→ Record list:
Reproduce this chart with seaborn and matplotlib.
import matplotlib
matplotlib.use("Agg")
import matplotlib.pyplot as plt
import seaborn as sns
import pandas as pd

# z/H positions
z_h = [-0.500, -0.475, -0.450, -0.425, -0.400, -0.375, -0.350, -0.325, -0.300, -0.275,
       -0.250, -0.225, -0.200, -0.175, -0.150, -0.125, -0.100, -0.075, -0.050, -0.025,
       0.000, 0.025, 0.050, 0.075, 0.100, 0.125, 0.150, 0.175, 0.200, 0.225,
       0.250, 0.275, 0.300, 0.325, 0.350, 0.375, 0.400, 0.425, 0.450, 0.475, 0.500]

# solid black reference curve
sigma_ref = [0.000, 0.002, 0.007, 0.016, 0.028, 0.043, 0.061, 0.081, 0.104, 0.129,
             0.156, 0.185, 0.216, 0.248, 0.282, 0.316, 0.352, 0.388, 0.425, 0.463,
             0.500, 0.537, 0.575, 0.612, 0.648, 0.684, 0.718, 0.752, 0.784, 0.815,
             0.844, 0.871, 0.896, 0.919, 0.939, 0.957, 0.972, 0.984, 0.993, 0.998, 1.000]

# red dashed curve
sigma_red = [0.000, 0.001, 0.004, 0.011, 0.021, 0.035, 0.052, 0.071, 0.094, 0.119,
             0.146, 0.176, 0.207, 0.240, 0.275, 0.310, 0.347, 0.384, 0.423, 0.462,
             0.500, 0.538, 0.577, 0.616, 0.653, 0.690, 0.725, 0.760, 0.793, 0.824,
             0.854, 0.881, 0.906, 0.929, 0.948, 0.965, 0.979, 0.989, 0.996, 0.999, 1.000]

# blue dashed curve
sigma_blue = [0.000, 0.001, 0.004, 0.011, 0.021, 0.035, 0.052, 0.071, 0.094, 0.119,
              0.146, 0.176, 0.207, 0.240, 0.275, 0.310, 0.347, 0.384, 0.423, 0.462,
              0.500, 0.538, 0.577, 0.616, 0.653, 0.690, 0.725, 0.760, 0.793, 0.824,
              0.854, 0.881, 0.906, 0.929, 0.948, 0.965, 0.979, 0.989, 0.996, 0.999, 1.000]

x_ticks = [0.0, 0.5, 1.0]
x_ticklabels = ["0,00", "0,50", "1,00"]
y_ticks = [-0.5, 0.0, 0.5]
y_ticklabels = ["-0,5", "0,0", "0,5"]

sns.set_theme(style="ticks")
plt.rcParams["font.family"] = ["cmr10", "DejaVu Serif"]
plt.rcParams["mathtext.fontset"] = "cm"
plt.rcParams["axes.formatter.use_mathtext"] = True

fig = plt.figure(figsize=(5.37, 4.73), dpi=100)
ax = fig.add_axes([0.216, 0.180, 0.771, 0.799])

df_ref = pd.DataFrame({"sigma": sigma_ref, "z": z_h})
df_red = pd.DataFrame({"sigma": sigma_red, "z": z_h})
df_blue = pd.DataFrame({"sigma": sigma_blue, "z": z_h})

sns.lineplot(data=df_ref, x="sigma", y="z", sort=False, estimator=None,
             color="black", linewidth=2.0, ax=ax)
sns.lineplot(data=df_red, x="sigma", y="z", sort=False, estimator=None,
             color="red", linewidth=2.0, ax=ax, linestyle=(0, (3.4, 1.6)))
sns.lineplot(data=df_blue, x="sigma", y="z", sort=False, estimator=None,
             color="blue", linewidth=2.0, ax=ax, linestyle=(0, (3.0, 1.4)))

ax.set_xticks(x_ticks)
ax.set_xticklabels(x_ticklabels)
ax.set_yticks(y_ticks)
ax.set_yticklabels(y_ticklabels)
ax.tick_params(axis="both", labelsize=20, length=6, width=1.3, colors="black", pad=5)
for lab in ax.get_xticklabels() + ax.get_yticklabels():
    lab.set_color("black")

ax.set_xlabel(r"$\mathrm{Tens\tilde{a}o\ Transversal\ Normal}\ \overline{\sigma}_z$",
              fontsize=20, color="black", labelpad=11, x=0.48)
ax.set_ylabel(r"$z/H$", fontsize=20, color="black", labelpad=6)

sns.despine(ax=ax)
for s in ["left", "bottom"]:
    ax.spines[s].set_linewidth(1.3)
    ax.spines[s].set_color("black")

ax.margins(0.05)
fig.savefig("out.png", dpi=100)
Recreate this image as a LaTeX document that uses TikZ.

→ Aim of the exercise: Give the data again, exactly as it stands.

→ Exercise output:
Reproduce this chart with seaborn and matplotlib.
import matplotlib
matplotlib.use("Agg")
import matplotlib.pyplot as plt
import seaborn as sns
import pandas as pd

# z/H positions
z_h = [-0.500, -0.475, -0.450, -0.425, -0.400, -0.375, -0.350, -0.325, -0.300, -0.275,
       -0.250, -0.225, -0.200, -0.175, -0.150, -0.125, -0.100, -0.075, -0.050, -0.025,
       0.000, 0.025, 0.050, 0.075, 0.100, 0.125, 0.150, 0.175, 0.200, 0.225,
       0.250, 0.275, 0.300, 0.325, 0.350, 0.375, 0.400, 0.425, 0.450, 0.475, 0.500]

# solid black reference curve
sigma_ref = [0.000, 0.002, 0.007, 0.016, 0.028, 0.043, 0.061, 0.081, 0.104, 0.129,
             0.156, 0.185, 0.216, 0.248, 0.282, 0.316, 0.352, 0.388, 0.425, 0.463,
             0.500, 0.537, 0.575, 0.612, 0.648, 0.684, 0.718, 0.752, 0.784, 0.815,
             0.844, 0.871, 0.896, 0.919, 0.939, 0.957, 0.972, 0.984, 0.993, 0.998, 1.000]

# red dashed curve
sigma_red = [0.000, 0.001, 0.004, 0.011, 0.021, 0.035, 0.052, 0.071, 0.094, 0.119,
             0.146, 0.176, 0.207, 0.240, 0.275, 0.310, 0.347, 0.384, 0.423, 0.462,
             0.500, 0.538, 0.577, 0.616, 0.653, 0.690, 0.725, 0.760, 0.793, 0.824,
             0.854, 0.881, 0.906, 0.929, 0.948, 0.965, 0.979, 0.989, 0.996, 0.999, 1.000]

# blue dashed curve
sigma_blue = [0.000, 0.001, 0.004, 0.011, 0.021, 0.035, 0.052, 0.071, 0.094, 0.119,
              0.146, 0.176, 0.207, 0.240, 0.275, 0.310, 0.347, 0.384, 0.423, 0.462,
              0.500, 0.538, 0.577, 0.616, 0.653, 0.690, 0.725, 0.760, 0.793, 0.824,
              0.854, 0.881, 0.906, 0.929, 0.948, 0.965, 0.979, 0.989, 0.996, 0.999, 1.000]

x_ticks = [0.0, 0.5, 1.0]
x_ticklabels = ["0,00", "0,50", "1,00"]
y_ticks = [-0.5, 0.0, 0.5]
y_ticklabels = ["-0,5", "0,0", "0,5"]

sns.set_theme(style="ticks")
plt.rcParams["font.family"] = ["cmr10", "DejaVu Serif"]
plt.rcParams["mathtext.fontset"] = "cm"
plt.rcParams["axes.formatter.use_mathtext"] = True

fig = plt.figure(figsize=(5.37, 4.73), dpi=100)
ax = fig.add_axes([0.216, 0.180, 0.771, 0.799])

df_ref = pd.DataFrame({"sigma": sigma_ref, "z": z_h})
df_red = pd.DataFrame({"sigma": sigma_red, "z": z_h})
df_blue = pd.DataFrame({"sigma": sigma_blue, "z": z_h})

sns.lineplot(data=df_ref, x="sigma", y="z", sort=False, estimator=None,
             color="black", linewidth=2.0, ax=ax)
sns.lineplot(data=df_red, x="sigma", y="z", sort=False, estimator=None,
             color="red", linewidth=2.0, ax=ax, linestyle=(0, (3.4, 1.6)))
sns.lineplot(data=df_blue, x="sigma", y="z", sort=False, estimator=None,
             color="blue", linewidth=2.0, ax=ax, linestyle=(0, (3.0, 1.4)))

ax.set_xticks(x_ticks)
ax.set_xticklabels(x_ticklabels)
ax.set_yticks(y_ticks)
ax.set_yticklabels(y_ticklabels)
ax.tick_params(axis="both", labelsize=20, length=6, width=1.3, colors="black", pad=5)
for lab in ax.get_xticklabels() + ax.get_yticklabels():
    lab.set_color("black")

ax.set_xlabel(r"$\mathrm{Tens\tilde{a}o\ Transversal\ Normal}\ \overline{\sigma}_z$",
              fontsize=20, color="black", labelpad=11, x=0.48)
ax.set_ylabel(r"$z/H$", fontsize=20, color="black", labelpad=6)

sns.despine(ax=ax)
for s in ["left", "bottom"]:
    ax.spines[s].set_linewidth(1.3)
    ax.spines[s].set_color("black")

ax.margins(0.05)
fig.savefig("out.png", dpi=100)
Recreate this image as a LaTeX document that uses TikZ.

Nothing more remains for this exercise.